ちょっとだけ

2005年12月

 以前、腰に水筒を提げている若者が現れました。そんなにしょっちゅう水を飲むのかという目で見られていましたが、その後、500mlのペットボトルが販売されるようになり、当たり前の風景となりました。

 今や、公の会議の場でも、各席にペットボトルのお茶が置かれ、各自が好きなときにお茶を飲めるようになっています。

 大人がそんなふうになってしまったものだから、若者は、また違ったものを持って歩くようになりました。最近は、500mlの紙パック飲料がやけに目立ちます。中央にストローを差しているのもよく見ます。

 電車に立って揺られている若者の手に、紙パック。見たこと、ありませんか。東京あたりで見られないとすれば、それは都会のルールが行き届いているからでしょうね。福岡は、多いですよ。電車の中で床に座ってケータイ電話を話すという、殆どダサイ(死語?)ことも、こちらでは珍しくありません。

パンダ

 大きく道を踏み外すことはためらっても、「ちょっとだけ」ルール違反をやってみたい気分って、人にはあるかもしれません。ばか正直にルールに従っていたら、自分らしくない――そう思うかどうかは別として、ルールからほんの「ちょっとだけ」外れてみて、世間の反応をみます。

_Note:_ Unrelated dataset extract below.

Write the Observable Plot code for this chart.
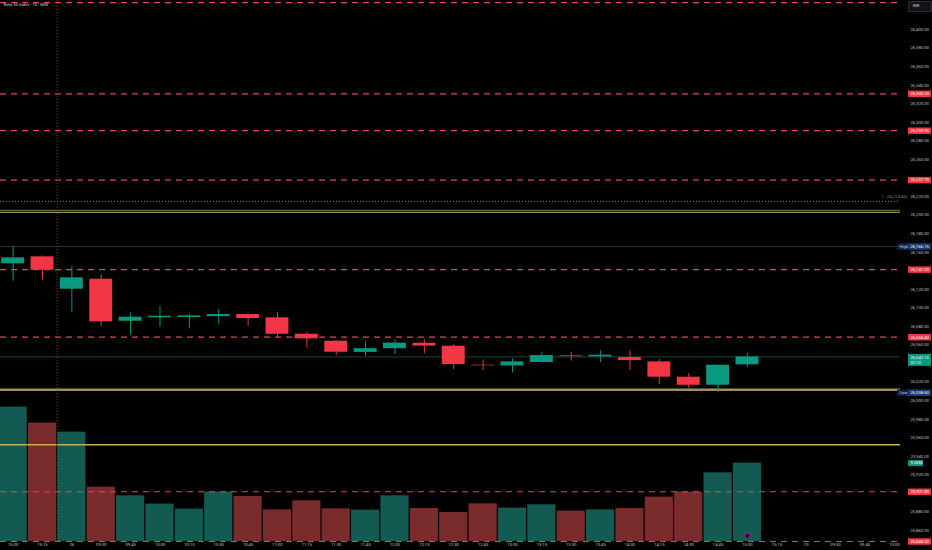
<!DOCTYPE html>
<html>
<head>
<meta charset="utf-8">
<script src="https://cdn.jsdelivr.net/npm/d3@7"></script>
<script src="https://cdn.jsdelivr.net/npm/@observablehq/plot@0.6"></script>
<style>
  body { margin: 0; background: #000; }
  #chart { position: relative; width: 932px; height: 550px; background: #000; overflow: hidden; }
  #chart svg { position: absolute; left: 0; top: 0; }
  #inr { position: absolute; left: 908px; top: 1px; width: 22px; height: 9px; border: 1px solid #2a2e39; background: #131313; border-radius: 1px; }
</style>
</head>
<body>
<div id="chart"><div id="inr"></div></div>
<script>
// 15 min candles, Nifty 50
const timeLabels = ['15:00', '15:15', '26', '09:30', '09:45', '10:00', '10:15', '10:30', '10:45', '11:00', '11:15',
  '11:30', '11:45', '12:00', '12:15', '12:30', '12:45', '13:00', '13:15', '13:30', '13:45', '14:00', '14:15',
  '14:30', '14:45', '15:00', '15:15', '29', '09:30', '09:45', '10:00'];
const opens = [26147.5, 26155.0, 26120.1, 26130.9, 26085.6, 26089.3, 26089.6, 26090.6, 26092.8, 26089.3, 26071.6,
  26064.1, 26052.0, 26056.0, 26061.9, 26058.7, 26038.2, 26037.5, 26041.1, 26048.3, 26047.2, 26046.5, 26041.8,
  26025.3, 26016.6, 26038.6];
const highs = [26166.15, 26156.0, 26144.5, 26135.6, 26094.7, 26101.4, 26093.0, 26098.2, 26093.5, 26094.7, 26073.4,
  26064.5, 26063.4, 26065.6, 26065.6, 26060.3, 26044.0, 26045.0, 26052.0, 26052.1, 26053.7, 26053.7, 26044.3,
  26029.2, 26038.5, 26050.9];
const lows = [26128.7, 26130.2, 26095.3, 26080.2, 26070.7, 26079.2, 26077.4, 26081.7, 26080.2, 26068.0, 26056.8,
  26048.5, 26047.8, 26049.7, 26050.4, 26033.5, 26032.5, 26030.0, 26040.5, 26042.5, 26041.1, 26032.5, 26017.4,
  26013.4, 26008.6, 26035.7];
const closes = [26153.9, 26140.6, 26132.4, 26084.9, 26089.9, 26091.0, 26091.4, 26092.8, 26088.5, 26071.6, 26066.6,
  26052.2, 26056.0, 26062.0, 26058.8, 26038.9, 26037.5, 26041.8, 26048.6, 26047.5, 26049.0, 26043.2, 26025.3,
  26016.6, 26038.2, 26047.15];
const volumes = [16.05, 14.14, 13.06, 6.49, 5.46, 4.47, 3.87, 5.90, 5.37, 3.78, 4.86, 3.90, 3.75, 5.46, 3.94, 3.46,
  4.50, 3.99, 4.38, 3.63, 3.78, 3.94, 5.30, 5.90, 8.20, 9.36];

const priceTicks = d3.range(25860, 26401, 20);
const redLevels = [26429.1, 26330.70, 26290.95, 26237.70, 26141.20, 26068.40, 25901.80, 25848.20];
const redLabels = [26330.70, 26290.95, 26237.70, 26141.20, 26068.40, 25901.80, 25848.20];
const oliveLevels = [26205.1, 26203.0];
const goldLevels = [26011.7, 25952.4];
const highPrice = 26166.15;
const lowPrice = 26008.60;
const lastPrice = 26047.15;
const lastTimer = '02:10';
const markPrice = 26214.85;
const daySplit = [1.5];
const eventBars = [25];

const UP = '#089981', DOWN = '#f23645';
const UP_VOL = '#135a52', DOWN_VOL = '#7a2b2b';
const fmt = d3.format(',.2f');

const candles = opens.map((o, i) => ({
  i, o, h: highs[i], l: lows[i], c: closes[i], v: volumes[i], up: closes[i] >= o
}));

// the scale hides the round labels that sit under a price tag
const tags = [...redLabels, highPrice, lowPrice];
const shownTicks = priceTicks.filter(t =>
  tags.every(g => Math.abs(t - g) > 5) && !(t > lastPrice - 11 && t < lastPrice + 7));

const common = {
  width: 932,
  height: 550,
  marginLeft: 0,
  marginRight: 32,
  marginTop: 0,
  marginBottom: 9,
  style: {background: 'transparent', fontFamily: 'Roboto, sans-serif', color: '#b2b5be'},
  x: {domain: [-0.43, 30.21], axis: null}
};

// volume pane (behind)
const volChart = Plot.plot({
  ...common,
  y: {domain: [0, 64.6], axis: null},
  marks: [
    Plot.rect(candles, {
      x1: d => d.i - 0.48, x2: d => d.i + 0.48, y1: 0, y2: 'v',
      fill: d => d.up ? UP_VOL : DOWN_VOL
    }),
    Plot.dot(eventBars, {x: d => d, y: 0.7, r: 2.6, stroke: '#9c27b0', fill: '#1a0a20', strokeWidth: 1}),
    Plot.tickY([volumes[volumes.length - 1]], {y: d => d, stroke: UP, strokeWidth: 6, insetLeft: 908, insetRight: -23}),
    Plot.text([volumes[volumes.length - 1]], {
      y: d => d, text: d => d3.format('.2f')(d) + 'M', frameAnchor: 'right', dx: 10, textAnchor: 'start',
      fill: 'white', fontSize: 4.2
    })
  ]
});

// price pane (front)
const priceChart = Plot.plot({
  ...common,
  y: {domain: [25848.2, 26431.3]},
  marks: [
    Plot.ruleY([highPrice], {stroke: '#2a2e39', strokeWidth: 1}),
    Plot.ruleY([lastPrice], {stroke: '#17473f', strokeWidth: 1}),
    Plot.ruleY([markPrice], {stroke: '#8a8a8a', strokeWidth: 1, strokeDasharray: '1,2'}),
    Plot.ruleY(oliveLevels, {stroke: (d, i) => i ? '#9a8e52' : '#64663f', strokeWidth: 1.3}),
    Plot.ruleY(goldLevels, {stroke: (d, i) => i ? '#c2ae55' : '#a08f62', strokeWidth: (d, i) => i ? 1.5 : 2.6}),
    Plot.ruleY(redLevels, {stroke: '#e8455c', strokeWidth: 1.2, strokeDasharray: '6,5'}),
    Plot.ruleX(daySplit, {stroke: '#7a4a20', strokeWidth: 1, strokeDasharray: '1,2'}),
    Plot.ruleX(candles, {x: 'i', y1: 'l', y2: 'h', stroke: d => d.up ? UP : DOWN, strokeWidth: 1}),
    Plot.rect(candles, {
      x1: d => d.i - 0.39, x2: d => d.i + 0.39,
      y1: d => Math.min(d.o, d.c), y2: d => Math.max(d.o, d.c),
      fill: d => d.up ? UP : DOWN
    }),
    Plot.axisX({
      ticks: d3.range(timeLabels.length), tickFormat: i => timeLabels[i], tickSize: 0, tickPadding: 1.5,
      fontSize: 4.2, color: '#c0c3ca', label: null
    }),
    Plot.axisY({
      anchor: 'right', ticks: shownTicks, tickFormat: fmt, tickSize: 0, tickPadding: 10,
      fontSize: 4.2, color: '#c0c3ca', label: null
    }),
    // price tags on the scale
    Plot.tickY(redLabels, {y: d => d, stroke: DOWN, strokeWidth: 6.5, insetLeft: 908, insetRight: -31}),
    Plot.text(redLabels, {y: d => d, text: fmt, frameAnchor: 'right', dx: 10, textAnchor: 'start', fill: 'white', fontSize: 4.2}),
    Plot.tickY([highPrice, lowPrice], {y: d => d, stroke: '#0f2447', strokeWidth: 6.5, insetLeft: 897, insetRight: -8}),
    Plot.tickY([highPrice, lowPrice], {y: d => d, stroke: '#1c3b72', strokeWidth: 6.5, insetLeft: 908, insetRight: -31}),
    Plot.text([highPrice, lowPrice], {y: d => d, text: (d, i) => i ? 'Low' : 'High', frameAnchor: 'right', dx: -1, textAnchor: 'start', fill: '#c9d6f5', fontSize: 4.2}),
    Plot.text([highPrice, lowPrice], {y: d => d, text: fmt, frameAnchor: 'right', dx: 10, textAnchor: 'start', fill: 'white', fontSize: 4.2}),
    Plot.tickY([lastPrice], {y: d => d, stroke: UP, strokeWidth: 12, dy: 3, insetLeft: 908, insetRight: -31}),
    Plot.text([lastPrice], {y: d => d, text: d => fmt(d) + '\n' + lastTimer, frameAnchor: 'right', dx: 10, dy: 3, lineHeight: 1.2, textAnchor: 'start', fill: 'white', fontSize: 4.2}),
    Plot.text([markPrice], {y: d => d, text: d => '1  (' + fmt(d) + ')', frameAnchor: 'right', dx: 7, dy: -4.5, textAnchor: 'end', fill: '#8a8d95', fontSize: 4.2}),
    Plot.text(['Nifty 50 Index · 15 · NSE'], {frameAnchor: 'top-left', dx: 3, dy: 3, textAnchor: 'start', fill: '#d1d4dc', fontSize: 4.2}),
    Plot.text(['INR'], {frameAnchor: 'top-right', dx: 12, dy: 3.5, textAnchor: 'start', fill: '#d1d4dc', fontSize: 4.2})
  ]
});

const box = document.getElementById('chart');
box.insertBefore(volChart, box.firstChild);
box.appendChild(priceChart);
</script>
</body>
</html>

 それで目くじらを立てられることはない、という計算もあります。ほんのちょっとのことで熱くなる方が格好悪いことを知っており、それを指摘するのです。

 自転車の二人乗りを咎められたら、「いいじゃん」と警告書もその場で捨てて、また二人乗りしていく若い女性がいつかテレビに映し出されていましたが、注意したほうが「バーカ」なんでしょうね。

パンダ

 ところで電車での紙パックが、何のルール違反かって?

 それさえも、もはや説明しなければならないようになってきたというなら、悲しいことです。いえ、世の中、そういうことが、多すぎます。そうして、その「ちょっと」が積み重なって、大きな悪に感覚しなくなっていくのが、世の常なのでしょう。大きな事件は、たいていそうではないでしょうか。小さな踏み外しが、咎められなかったがために、エスカレートしていく、という……。

 例外なのが、いきなり自分は大罪を犯すぞというタイプ。少年犯罪の中には、この室全というタイプがしばしばあり、これを、「理解できない」と大人が評しますが、逆に言えば、「ちょっとずつ」ルールから抜け出て大きな悪に陥っていくことは、理解できる了解済みのパターンなのかもしれません。

パンダ

 聖書の中に、神の審きが、実に厳しく成し遂げられることがあります。何もそんなことで神さま、怒らなくても、という印象をもってしまうことが。

 かと思えば、こんなにひどいことをしたのに、神さま、甘くありませんか、と言いたくなるときもあります。

 後者の場合、それが自分の姿です、とよく説教で告げられます。あなたはこんなにも甘く見逃されてきたのですよ、と。

 前者の場合、神の審きはきちんと行われるのです、という意味でよく持ち出されます。

 どちらにせよ、人間は、「ちょっとだけ」足を踏み外すことから、大きなところへ行ってしまう傾向をもっています。神さまは、一方で、その「ちょっとだけ」を時に厳しく罰し、他方で、大きく踏み外した者を、立ち帰らせる慈しみももっていらっしゃるのかもしれません。

 そんな合理的な理解が万能ではないことも、承知の上ですが、要するに、「ちょっとだけ」なら自ら許してしまうという、人間の性向を考えてみたかったものでした。